* Start Given information *
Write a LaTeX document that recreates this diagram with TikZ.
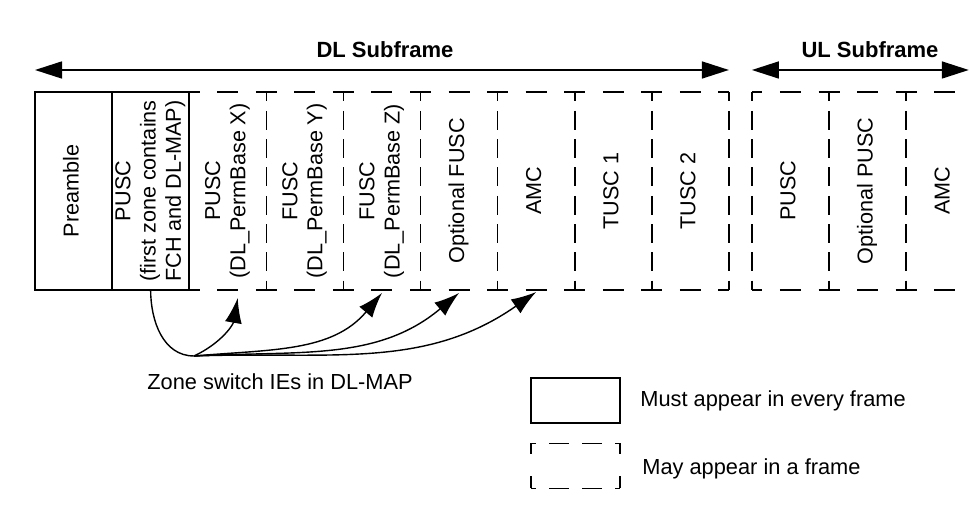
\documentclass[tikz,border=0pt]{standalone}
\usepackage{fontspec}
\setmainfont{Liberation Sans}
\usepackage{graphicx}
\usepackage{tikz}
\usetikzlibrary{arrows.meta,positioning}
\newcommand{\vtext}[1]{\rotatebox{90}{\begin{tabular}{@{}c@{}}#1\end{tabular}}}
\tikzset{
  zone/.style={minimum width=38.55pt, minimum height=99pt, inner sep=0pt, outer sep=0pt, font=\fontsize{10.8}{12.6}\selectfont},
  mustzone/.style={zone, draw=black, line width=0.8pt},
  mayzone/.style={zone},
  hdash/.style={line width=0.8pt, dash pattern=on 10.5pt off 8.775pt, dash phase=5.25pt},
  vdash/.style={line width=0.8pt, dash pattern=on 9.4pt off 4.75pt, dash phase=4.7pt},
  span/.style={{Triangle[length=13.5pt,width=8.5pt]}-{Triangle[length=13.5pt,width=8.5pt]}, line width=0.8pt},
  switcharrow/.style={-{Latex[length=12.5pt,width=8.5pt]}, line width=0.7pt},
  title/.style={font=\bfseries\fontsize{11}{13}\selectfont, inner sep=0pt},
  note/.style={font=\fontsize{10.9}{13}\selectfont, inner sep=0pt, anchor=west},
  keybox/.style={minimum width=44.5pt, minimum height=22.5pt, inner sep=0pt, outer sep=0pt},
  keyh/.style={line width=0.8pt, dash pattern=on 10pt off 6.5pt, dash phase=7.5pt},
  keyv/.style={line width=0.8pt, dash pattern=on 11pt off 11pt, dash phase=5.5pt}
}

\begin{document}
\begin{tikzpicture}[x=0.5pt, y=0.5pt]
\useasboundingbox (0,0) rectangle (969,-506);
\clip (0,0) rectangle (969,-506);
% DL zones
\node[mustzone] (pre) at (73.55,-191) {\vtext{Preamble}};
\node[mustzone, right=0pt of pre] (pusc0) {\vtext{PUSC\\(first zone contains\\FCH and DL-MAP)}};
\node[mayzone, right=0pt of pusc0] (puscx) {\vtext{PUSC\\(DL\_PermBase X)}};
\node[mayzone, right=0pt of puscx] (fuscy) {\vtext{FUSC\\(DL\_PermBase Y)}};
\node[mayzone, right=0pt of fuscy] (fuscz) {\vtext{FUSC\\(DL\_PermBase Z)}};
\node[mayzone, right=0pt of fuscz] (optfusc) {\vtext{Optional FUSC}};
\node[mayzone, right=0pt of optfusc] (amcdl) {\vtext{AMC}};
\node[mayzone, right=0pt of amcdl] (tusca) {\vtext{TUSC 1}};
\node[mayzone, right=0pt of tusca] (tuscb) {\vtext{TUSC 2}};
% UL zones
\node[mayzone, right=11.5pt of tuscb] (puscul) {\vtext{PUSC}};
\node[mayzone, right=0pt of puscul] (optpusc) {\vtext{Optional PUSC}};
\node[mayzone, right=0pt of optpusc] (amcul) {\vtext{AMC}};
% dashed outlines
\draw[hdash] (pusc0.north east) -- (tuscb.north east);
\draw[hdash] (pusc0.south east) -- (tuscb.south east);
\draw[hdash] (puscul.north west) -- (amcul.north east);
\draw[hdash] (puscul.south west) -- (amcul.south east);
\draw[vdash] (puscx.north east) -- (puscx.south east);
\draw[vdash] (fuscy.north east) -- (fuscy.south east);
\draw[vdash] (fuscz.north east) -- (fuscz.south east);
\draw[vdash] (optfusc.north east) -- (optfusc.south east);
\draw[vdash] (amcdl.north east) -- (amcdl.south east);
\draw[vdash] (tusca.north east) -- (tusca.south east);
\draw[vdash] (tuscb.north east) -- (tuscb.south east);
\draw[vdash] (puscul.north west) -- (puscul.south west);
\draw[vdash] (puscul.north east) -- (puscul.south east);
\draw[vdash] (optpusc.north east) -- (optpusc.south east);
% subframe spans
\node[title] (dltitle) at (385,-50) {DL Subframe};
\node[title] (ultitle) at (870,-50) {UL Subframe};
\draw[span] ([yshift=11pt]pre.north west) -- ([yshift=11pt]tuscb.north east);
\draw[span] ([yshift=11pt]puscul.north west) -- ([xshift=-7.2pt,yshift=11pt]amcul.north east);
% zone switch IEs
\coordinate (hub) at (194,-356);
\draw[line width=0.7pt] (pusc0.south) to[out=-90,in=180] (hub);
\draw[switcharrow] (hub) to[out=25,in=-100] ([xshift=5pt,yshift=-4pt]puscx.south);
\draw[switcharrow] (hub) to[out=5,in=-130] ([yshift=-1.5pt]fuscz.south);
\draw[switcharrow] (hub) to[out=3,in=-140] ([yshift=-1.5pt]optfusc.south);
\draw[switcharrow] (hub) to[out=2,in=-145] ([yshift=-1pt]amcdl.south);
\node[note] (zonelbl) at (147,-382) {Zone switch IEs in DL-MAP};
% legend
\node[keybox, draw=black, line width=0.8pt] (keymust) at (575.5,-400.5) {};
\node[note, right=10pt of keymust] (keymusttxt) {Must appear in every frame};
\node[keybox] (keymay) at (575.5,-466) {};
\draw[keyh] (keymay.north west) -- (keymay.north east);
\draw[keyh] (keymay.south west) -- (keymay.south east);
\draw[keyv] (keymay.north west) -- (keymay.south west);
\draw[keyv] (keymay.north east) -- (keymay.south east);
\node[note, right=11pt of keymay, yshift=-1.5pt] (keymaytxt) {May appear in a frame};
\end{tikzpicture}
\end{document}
* End Given information *
▶ Task
Copy every line of the data word for word, omitting the images.

▶ Reply to the exercise
Write a LaTeX document that recreates this diagram with TikZ.
\documentclass[tikz,border=0pt]{standalone}
\usepackage{fontspec}
\setmainfont{Liberation Sans}
\usepackage{graphicx}
\usepackage{tikz}
\usetikzlibrary{arrows.meta,positioning}
\newcommand{\vtext}[1]{\rotatebox{90}{\begin{tabular}{@{}c@{}}#1\end{tabular}}}
\tikzset{
  zone/.style={minimum width=38.55pt, minimum height=99pt, inner sep=0pt, outer sep=0pt, font=\fontsize{10.8}{12.6}\selectfont},
  mustzone/.style={zone, draw=black, line width=0.8pt},
  mayzone/.style={zone},
  hdash/.style={line width=0.8pt, dash pattern=on 10.5pt off 8.775pt, dash phase=5.25pt},
  vdash/.style={line width=0.8pt, dash pattern=on 9.4pt off 4.75pt, dash phase=4.7pt},
  span/.style={{Triangle[length=13.5pt,width=8.5pt]}-{Triangle[length=13.5pt,width=8.5pt]}, line width=0.8pt},
  switcharrow/.style={-{Latex[length=12.5pt,width=8.5pt]}, line width=0.7pt},
  title/.style={font=\bfseries\fontsize{11}{13}\selectfont, inner sep=0pt},
  note/.style={font=\fontsize{10.9}{13}\selectfont, inner sep=0pt, anchor=west},
  keybox/.style={minimum width=44.5pt, minimum height=22.5pt, inner sep=0pt, outer sep=0pt},
  keyh/.style={line width=0.8pt, dash pattern=on 10pt off 6.5pt, dash phase=7.5pt},
  keyv/.style={line width=0.8pt, dash pattern=on 11pt off 11pt, dash phase=5.5pt}
}

\begin{document}
\begin{tikzpicture}[x=0.5pt, y=0.5pt]
\useasboundingbox (0,0) rectangle (969,-506);
\clip (0,0) rectangle (969,-506);
% DL zones
\node[mustzone] (pre) at (73.55,-191) {\vtext{Preamble}};
\node[mustzone, right=0pt of pre] (pusc0) {\vtext{PUSC\\(first zone contains\\FCH and DL-MAP)}};
\node[mayzone, right=0pt of pusc0] (puscx) {\vtext{PUSC\\(DL\_PermBase X)}};
\node[mayzone, right=0pt of puscx] (fuscy) {\vtext{FUSC\\(DL\_PermBase Y)}};
\node[mayzone, right=0pt of fuscy] (fuscz) {\vtext{FUSC\\(DL\_PermBase Z)}};
\node[mayzone, right=0pt of fuscz] (optfusc) {\vtext{Optional FUSC}};
\node[mayzone, right=0pt of optfusc] (amcdl) {\vtext{AMC}};
\node[mayzone, right=0pt of amcdl] (tusca) {\vtext{TUSC 1}};
\node[mayzone, right=0pt of tusca] (tuscb) {\vtext{TUSC 2}};
% UL zones
\node[mayzone, right=11.5pt of tuscb] (puscul) {\vtext{PUSC}};
\node[mayzone, right=0pt of puscul] (optpusc) {\vtext{Optional PUSC}};
\node[mayzone, right=0pt of optpusc] (amcul) {\vtext{AMC}};
% dashed outlines
\draw[hdash] (pusc0.north east) -- (tuscb.north east);
\draw[hdash] (pusc0.south east) -- (tuscb.south east);
\draw[hdash] (puscul.north west) -- (amcul.north east);
\draw[hdash] (puscul.south west) -- (amcul.south east);
\draw[vdash] (puscx.north east) -- (puscx.south east);
\draw[vdash] (fuscy.north east) -- (fuscy.south east);
\draw[vdash] (fuscz.north east) -- (fuscz.south east);
\draw[vdash] (optfusc.north east) -- (optfusc.south east);
\draw[vdash] (amcdl.north east) -- (amcdl.south east);
\draw[vdash] (tusca.north east) -- (tusca.south east);
\draw[vdash] (tuscb.north east) -- (tuscb.south east);
\draw[vdash] (puscul.north west) -- (puscul.south west);
\draw[vdash] (puscul.north east) -- (puscul.south east);
\draw[vdash] (optpusc.north east) -- (optpusc.south east);
% subframe spans
\node[title] (dltitle) at (385,-50) {DL Subframe};
\node[title] (ultitle) at (870,-50) {UL Subframe};
\draw[span] ([yshift=11pt]pre.north west) -- ([yshift=11pt]tuscb.north east);
\draw[span] ([yshift=11pt]puscul.north west) -- ([xshift=-7.2pt,yshift=11pt]amcul.north east);
% zone switch IEs
\coordinate (hub) at (194,-356);
\draw[line width=0.7pt] (pusc0.south) to[out=-90,in=180] (hub);
\draw[switcharrow] (hub) to[out=25,in=-100] ([xshift=5pt,yshift=-4pt]puscx.south);
\draw[switcharrow] (hub) to[out=5,in=-130] ([yshift=-1.5pt]fuscz.south);
\draw[switcharrow] (hub) to[out=3,in=-140] ([yshift=-1.5pt]optfusc.south);
\draw[switcharrow] (hub) to[out=2,in=-145] ([yshift=-1pt]amcdl.south);
\node[note] (zonelbl) at (147,-382) {Zone switch IEs in DL-MAP};
% legend
\node[keybox, draw=black, line width=0.8pt] (keymust) at (575.5,-400.5) {};
\node[note, right=10pt of keymust] (keymusttxt) {Must appear in every frame};
\node[keybox] (keymay) at (575.5,-466) {};
\draw[keyh] (keymay.north west) -- (keymay.north east);
\draw[keyh] (keymay.south west) -- (keymay.south east);
\draw[keyv] (keymay.north west) -- (keymay.south west);
\draw[keyv] (keymay.north east) -- (keymay.south east);
\node[note, right=11pt of keymay, yshift=-1.5pt] (keymaytxt) {May appear in a frame};
\end{tikzpicture}
\end{document}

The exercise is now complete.